| WHAT NEEDS TO BE DONE |
Count the lines in the data below where the string "this" occurs, please, and give the number alone.

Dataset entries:
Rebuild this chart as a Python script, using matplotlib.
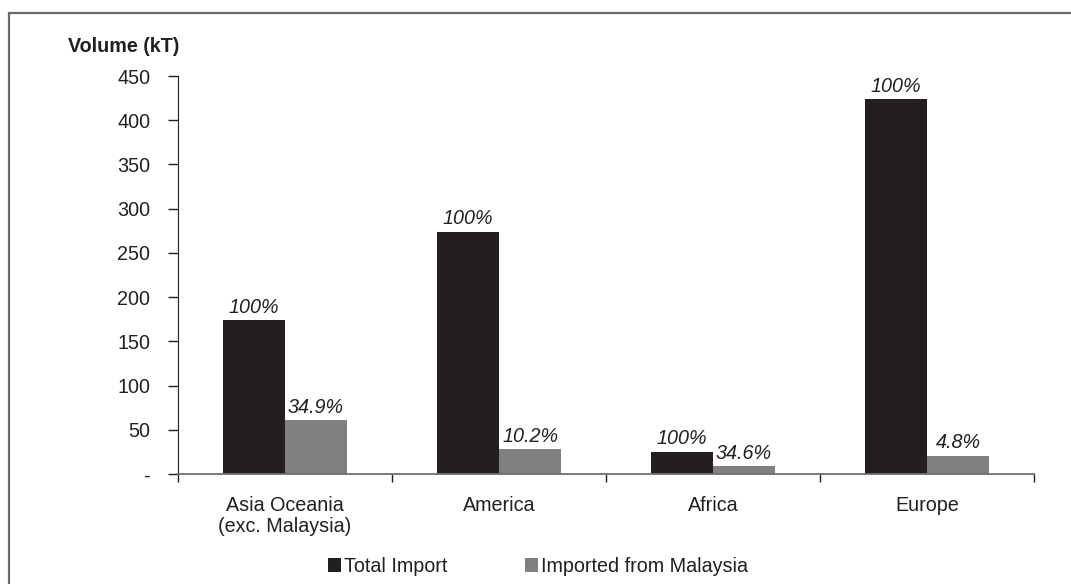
import matplotlib
matplotlib.use("Agg")
import matplotlib.pyplot as plt
from matplotlib.patches import Rectangle, Patch
import numpy as np

plt.rcParams["font.family"] = ["Liberation Sans", "DejaVu Sans"]

regions = ["Asia Oceania\n(exc. Malaysia)", "America", "Africa", "Europe"]
total_import = [174, 274, 25, 424]
from_malaysia = [60.7, 27.9, 8.7, 20.4]
total_labels = ["100%", "100%", "100%", "100%"]
malaysia_labels = ["34.9%", "10.2%", "34.6%", "4.8%"]
y_ticks = [0, 50, 100, 150, 200, 250, 300, 350, 400, 450]
y_tick_labels = ["-", "50", "100", "150", "200", "250", "300", "350", "400", "450"]

c_total = "#231f20"
c_malay = "#808083"
txt = "#231f20"
fs = 14.2

fig = plt.figure(figsize=(10.71, 5.84), dpi=100)
ax = fig.add_axes([178 / 1071, 1 - 474 / 584, (1034 - 178) / 1071, (474 - 76) / 584])

x = np.arange(len(regions))
w = 0.29
b1 = ax.bar(x - w / 2, total_import, w, color=c_total, zorder=2)
b2 = ax.bar(x + w / 2, from_malaysia, w, color=c_malay, zorder=2)

for rect, lab in zip(b1, total_labels):
    ax.annotate(lab, (rect.get_x() + rect.get_width() / 2, rect.get_height()),
                xytext=(0, 2.5), textcoords="offset points", ha="center", va="bottom",
                fontsize=fs, style="italic", color=txt)
for rect, lab in zip(b2, malaysia_labels):
    ax.annotate(lab, (rect.get_x() + rect.get_width() / 2, rect.get_height()),
                xytext=(0, 2.5), textcoords="offset points", ha="center", va="bottom",
                fontsize=fs, style="italic", color=txt)

ax.set_xlim(-0.5, len(regions) - 0.5)
ax.set_ylim(0, 450)
ax.set_yticks(y_ticks)
ax.set_yticklabels(y_tick_labels, fontsize=fs, color=txt)
ax.tick_params(axis="y", direction="out", length=7, width=1, pad=13, color=txt)

# category boundaries carry the tick marks, names sit centred under each group
ax.set_xticks(np.arange(-0.5, len(regions), 1.0))
ax.set_xticklabels([])
ax.set_xticks(x, minor=True)
ax.set_xticklabels(regions, minor=True, fontsize=fs, color=txt, linespacing=1.1)
ax.tick_params(axis="x", which="major", direction="out", length=6, width=1, color=txt)
ax.tick_params(axis="x", which="minor", length=0, pad=16)

for s in ["top", "right"]:
    ax.spines[s].set_visible(False)
ax.spines["left"].set_color(txt)
ax.spines["bottom"].set_color("#6e6e6e")
ax.spines["bottom"].set_linewidth(1.3)

fig.text(68 / 1071, 1 - 47 / 584, "Volume (kT)", fontsize=fs, fontweight="bold",
         color=txt, ha="left", va="center")

handles = [Patch(facecolor=c_total, label="Total Import"),
           Patch(facecolor=c_malay, label="Imported from Malaysia")]
fig.legend(handles=handles, loc="center", bbox_to_anchor=(538 / 1071, 1 - 566 / 584),
           ncol=2, frameon=False, fontsize=fs, handlelength=0.7, handleheight=0.7,
           handletextpad=0.15, columnspacing=3.9, labelcolor=txt)

# frame open on the right and bottom edges
fig.patches.append(Rectangle((9 / 1071, -0.1), 1.2, 1 - 13 / 584 + 0.1,
                             transform=fig.transFigure, fill=False,
                             edgecolor="#6a6a6a", linewidth=1.6))

fig.savefig("out.png", dpi=100, facecolor="white")
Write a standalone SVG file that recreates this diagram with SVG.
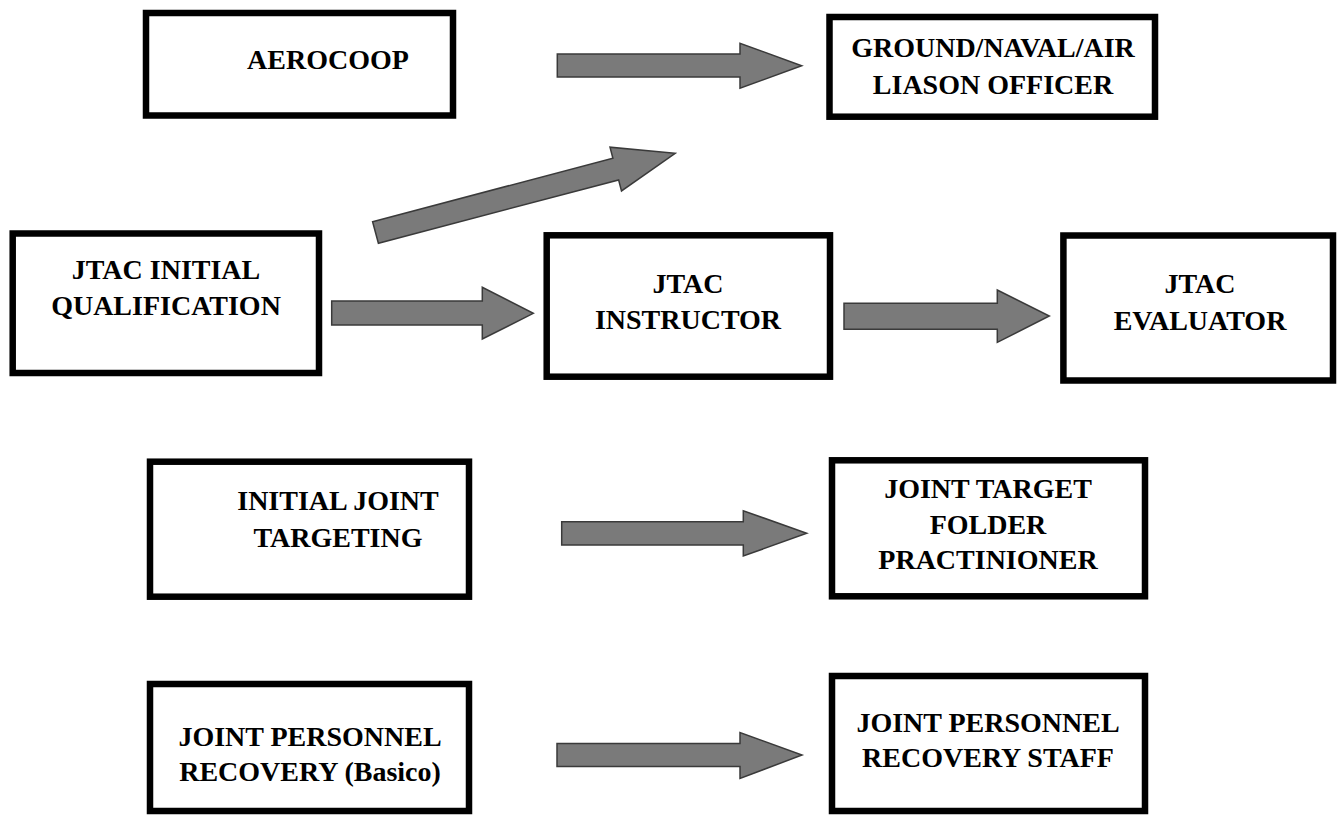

| SOLUTION |
2